- _Written request_: The listing below begins with the first line you should copy; stop after the line containing "type Pt = [number, number];", and drop every picture.

- _Material provided_:

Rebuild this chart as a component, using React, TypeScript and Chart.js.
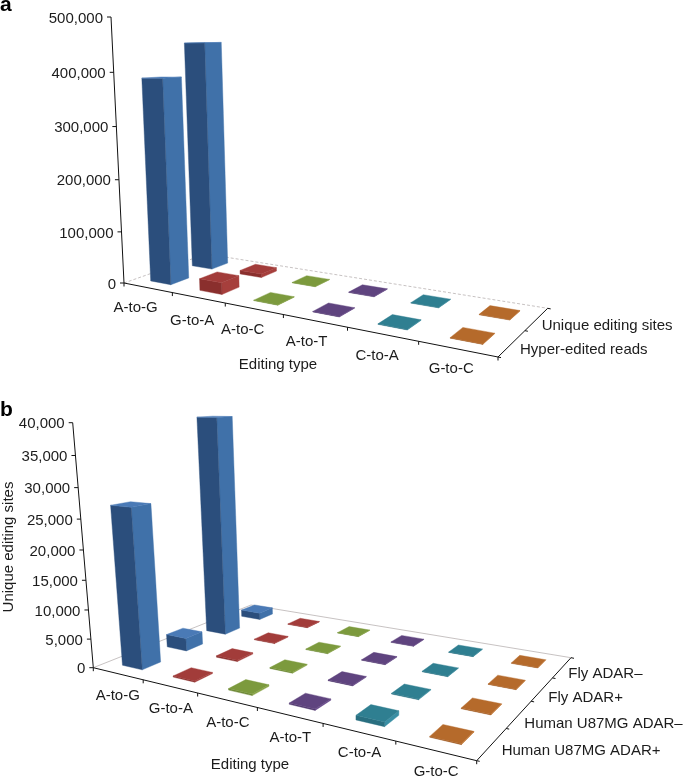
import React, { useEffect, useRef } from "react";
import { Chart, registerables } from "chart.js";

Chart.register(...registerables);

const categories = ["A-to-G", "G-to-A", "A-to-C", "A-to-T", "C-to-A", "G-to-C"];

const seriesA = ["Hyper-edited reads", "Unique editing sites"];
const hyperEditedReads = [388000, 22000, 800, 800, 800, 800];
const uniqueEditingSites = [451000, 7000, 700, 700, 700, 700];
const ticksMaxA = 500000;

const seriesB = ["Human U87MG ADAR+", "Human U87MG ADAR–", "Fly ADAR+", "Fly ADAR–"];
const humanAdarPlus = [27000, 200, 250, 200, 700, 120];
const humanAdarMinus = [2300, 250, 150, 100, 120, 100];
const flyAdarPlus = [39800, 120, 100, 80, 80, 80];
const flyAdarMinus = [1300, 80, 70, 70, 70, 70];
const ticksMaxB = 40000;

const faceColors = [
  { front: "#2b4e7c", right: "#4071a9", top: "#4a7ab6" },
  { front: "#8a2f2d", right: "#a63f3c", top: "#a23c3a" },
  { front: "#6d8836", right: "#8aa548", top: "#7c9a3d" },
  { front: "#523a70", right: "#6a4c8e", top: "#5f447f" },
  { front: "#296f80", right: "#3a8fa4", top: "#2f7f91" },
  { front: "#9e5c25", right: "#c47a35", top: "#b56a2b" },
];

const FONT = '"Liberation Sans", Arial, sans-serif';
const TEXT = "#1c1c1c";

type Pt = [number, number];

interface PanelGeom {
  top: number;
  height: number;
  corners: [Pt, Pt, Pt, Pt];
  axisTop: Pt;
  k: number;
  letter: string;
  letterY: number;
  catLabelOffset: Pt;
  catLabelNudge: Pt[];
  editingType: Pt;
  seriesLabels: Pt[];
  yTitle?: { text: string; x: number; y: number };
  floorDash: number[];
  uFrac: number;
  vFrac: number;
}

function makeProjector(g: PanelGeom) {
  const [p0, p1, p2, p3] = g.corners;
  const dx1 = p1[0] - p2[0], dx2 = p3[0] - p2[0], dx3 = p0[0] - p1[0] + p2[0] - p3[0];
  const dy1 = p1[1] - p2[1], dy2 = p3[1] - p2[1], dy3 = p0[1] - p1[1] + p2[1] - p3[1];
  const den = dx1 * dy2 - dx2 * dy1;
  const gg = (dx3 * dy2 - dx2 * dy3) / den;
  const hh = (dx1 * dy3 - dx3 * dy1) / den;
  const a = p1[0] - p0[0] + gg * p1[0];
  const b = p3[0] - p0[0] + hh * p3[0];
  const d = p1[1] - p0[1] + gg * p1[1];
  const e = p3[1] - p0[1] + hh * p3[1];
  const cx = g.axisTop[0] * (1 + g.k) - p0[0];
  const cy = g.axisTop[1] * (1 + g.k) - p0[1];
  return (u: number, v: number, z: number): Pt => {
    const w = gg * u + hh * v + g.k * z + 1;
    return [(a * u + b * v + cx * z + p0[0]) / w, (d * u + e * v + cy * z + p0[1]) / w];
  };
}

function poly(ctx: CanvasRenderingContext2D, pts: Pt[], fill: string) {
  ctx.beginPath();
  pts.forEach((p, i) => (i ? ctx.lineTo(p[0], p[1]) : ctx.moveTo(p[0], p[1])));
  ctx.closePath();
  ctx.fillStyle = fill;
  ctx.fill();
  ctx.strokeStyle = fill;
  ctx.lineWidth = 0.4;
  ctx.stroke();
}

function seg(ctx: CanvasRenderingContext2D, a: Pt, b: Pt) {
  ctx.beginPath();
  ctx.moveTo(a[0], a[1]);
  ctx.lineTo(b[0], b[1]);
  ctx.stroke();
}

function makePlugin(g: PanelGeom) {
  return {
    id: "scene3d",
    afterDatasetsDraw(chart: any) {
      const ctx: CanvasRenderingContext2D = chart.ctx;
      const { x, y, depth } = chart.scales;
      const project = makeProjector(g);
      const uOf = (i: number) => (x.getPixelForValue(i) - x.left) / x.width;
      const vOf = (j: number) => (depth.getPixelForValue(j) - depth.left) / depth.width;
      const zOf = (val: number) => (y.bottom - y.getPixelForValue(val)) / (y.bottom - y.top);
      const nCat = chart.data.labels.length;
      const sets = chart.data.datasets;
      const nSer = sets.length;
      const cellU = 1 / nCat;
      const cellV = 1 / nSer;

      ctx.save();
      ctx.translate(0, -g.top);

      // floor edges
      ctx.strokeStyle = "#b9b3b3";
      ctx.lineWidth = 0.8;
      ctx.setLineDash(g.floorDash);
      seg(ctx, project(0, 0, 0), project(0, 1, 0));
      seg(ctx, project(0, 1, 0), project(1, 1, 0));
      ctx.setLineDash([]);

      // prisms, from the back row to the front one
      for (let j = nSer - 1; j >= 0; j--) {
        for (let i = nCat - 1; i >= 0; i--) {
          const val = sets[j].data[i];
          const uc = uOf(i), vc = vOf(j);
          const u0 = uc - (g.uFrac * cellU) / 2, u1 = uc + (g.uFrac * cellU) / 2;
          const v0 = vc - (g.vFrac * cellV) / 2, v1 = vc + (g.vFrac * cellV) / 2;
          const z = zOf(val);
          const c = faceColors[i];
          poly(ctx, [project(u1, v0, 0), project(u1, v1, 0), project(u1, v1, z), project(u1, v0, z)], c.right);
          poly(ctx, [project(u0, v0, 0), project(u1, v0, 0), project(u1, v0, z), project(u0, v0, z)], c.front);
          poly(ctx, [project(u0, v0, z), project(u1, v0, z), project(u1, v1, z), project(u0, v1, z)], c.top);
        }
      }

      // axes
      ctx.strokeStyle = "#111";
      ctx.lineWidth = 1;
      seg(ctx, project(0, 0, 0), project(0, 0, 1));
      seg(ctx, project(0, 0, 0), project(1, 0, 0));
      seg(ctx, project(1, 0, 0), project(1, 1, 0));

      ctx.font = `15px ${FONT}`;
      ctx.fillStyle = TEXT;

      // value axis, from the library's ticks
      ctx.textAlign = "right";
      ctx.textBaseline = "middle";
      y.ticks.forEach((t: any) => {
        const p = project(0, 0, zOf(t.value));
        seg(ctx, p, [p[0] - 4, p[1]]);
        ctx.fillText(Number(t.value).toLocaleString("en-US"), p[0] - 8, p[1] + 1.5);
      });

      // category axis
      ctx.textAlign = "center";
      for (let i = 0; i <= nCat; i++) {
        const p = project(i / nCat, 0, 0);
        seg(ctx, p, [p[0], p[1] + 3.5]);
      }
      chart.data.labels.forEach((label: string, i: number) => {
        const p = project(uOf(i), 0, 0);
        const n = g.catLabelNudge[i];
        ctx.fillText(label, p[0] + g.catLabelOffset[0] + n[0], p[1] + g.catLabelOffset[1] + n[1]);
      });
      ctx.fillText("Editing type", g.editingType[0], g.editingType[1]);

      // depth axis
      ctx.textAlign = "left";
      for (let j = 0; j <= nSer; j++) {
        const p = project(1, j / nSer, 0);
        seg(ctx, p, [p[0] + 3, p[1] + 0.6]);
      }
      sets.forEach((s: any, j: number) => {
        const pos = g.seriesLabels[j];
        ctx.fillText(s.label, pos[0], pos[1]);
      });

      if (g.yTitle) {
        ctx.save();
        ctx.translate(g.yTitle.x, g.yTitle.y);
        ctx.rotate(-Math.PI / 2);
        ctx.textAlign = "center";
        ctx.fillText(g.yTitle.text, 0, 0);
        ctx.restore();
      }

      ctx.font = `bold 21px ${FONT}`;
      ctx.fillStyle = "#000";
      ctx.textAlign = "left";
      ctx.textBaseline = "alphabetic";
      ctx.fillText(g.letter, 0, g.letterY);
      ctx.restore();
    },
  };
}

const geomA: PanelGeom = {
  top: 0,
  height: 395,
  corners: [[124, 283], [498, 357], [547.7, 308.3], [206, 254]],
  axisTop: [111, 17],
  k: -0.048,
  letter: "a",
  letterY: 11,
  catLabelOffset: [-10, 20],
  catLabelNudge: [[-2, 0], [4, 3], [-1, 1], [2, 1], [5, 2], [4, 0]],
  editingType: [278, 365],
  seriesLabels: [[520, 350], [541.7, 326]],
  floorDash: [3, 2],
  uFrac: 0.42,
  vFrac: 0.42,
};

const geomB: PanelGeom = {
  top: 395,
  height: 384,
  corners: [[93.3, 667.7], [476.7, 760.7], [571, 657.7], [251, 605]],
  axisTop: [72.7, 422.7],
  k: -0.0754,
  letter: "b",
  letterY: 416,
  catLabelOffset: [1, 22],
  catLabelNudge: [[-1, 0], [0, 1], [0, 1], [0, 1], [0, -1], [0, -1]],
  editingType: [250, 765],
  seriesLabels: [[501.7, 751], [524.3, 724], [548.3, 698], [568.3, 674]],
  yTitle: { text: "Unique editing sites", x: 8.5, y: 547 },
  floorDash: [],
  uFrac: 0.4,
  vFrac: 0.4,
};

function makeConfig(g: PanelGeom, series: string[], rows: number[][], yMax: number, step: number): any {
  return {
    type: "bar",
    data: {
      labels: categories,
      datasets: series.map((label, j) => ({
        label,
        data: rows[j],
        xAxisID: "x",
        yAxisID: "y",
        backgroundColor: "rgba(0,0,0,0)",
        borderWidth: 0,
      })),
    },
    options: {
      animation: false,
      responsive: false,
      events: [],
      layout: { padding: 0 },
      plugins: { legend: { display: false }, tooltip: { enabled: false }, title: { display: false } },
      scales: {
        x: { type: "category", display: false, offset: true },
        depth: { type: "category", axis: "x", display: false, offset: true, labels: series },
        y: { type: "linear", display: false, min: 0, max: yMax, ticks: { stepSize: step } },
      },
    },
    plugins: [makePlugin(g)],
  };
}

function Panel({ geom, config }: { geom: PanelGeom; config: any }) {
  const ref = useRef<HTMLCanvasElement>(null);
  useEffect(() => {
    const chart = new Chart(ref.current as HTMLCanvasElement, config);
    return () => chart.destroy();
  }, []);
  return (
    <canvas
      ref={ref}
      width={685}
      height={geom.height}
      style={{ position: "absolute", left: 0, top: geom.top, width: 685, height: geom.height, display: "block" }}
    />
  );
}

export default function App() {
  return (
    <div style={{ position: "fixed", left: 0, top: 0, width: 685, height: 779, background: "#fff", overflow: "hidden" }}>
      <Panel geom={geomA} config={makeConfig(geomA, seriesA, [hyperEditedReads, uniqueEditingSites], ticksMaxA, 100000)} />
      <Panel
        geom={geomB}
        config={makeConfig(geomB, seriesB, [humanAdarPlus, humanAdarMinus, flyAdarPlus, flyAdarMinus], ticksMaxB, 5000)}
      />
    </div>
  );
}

- _Result_:
Rebuild this chart as a component, using React, TypeScript and Chart.js.
import React, { useEffect, useRef } from "react";
import { Chart, registerables } from "chart.js";

Chart.register(...registerables);

const categories = ["A-to-G", "G-to-A", "A-to-C", "A-to-T", "C-to-A", "G-to-C"];

const seriesA = ["Hyper-edited reads", "Unique editing sites"];
const hyperEditedReads = [388000, 22000, 800, 800, 800, 800];
const uniqueEditingSites = [451000, 7000, 700, 700, 700, 700];
const ticksMaxA = 500000;

const seriesB = ["Human U87MG ADAR+", "Human U87MG ADAR–", "Fly ADAR+", "Fly ADAR–"];
const humanAdarPlus = [27000, 200, 250, 200, 700, 120];
const humanAdarMinus = [2300, 250, 150, 100, 120, 100];
const flyAdarPlus = [39800, 120, 100, 80, 80, 80];
const flyAdarMinus = [1300, 80, 70, 70, 70, 70];
const ticksMaxB = 40000;

const faceColors = [
  { front: "#2b4e7c", right: "#4071a9", top: "#4a7ab6" },
  { front: "#8a2f2d", right: "#a63f3c", top: "#a23c3a" },
  { front: "#6d8836", right: "#8aa548", top: "#7c9a3d" },
  { front: "#523a70", right: "#6a4c8e", top: "#5f447f" },
  { front: "#296f80", right: "#3a8fa4", top: "#2f7f91" },
  { front: "#9e5c25", right: "#c47a35", top: "#b56a2b" },
];

const FONT = '"Liberation Sans", Arial, sans-serif';
const TEXT = "#1c1c1c";

type Pt = [number, number];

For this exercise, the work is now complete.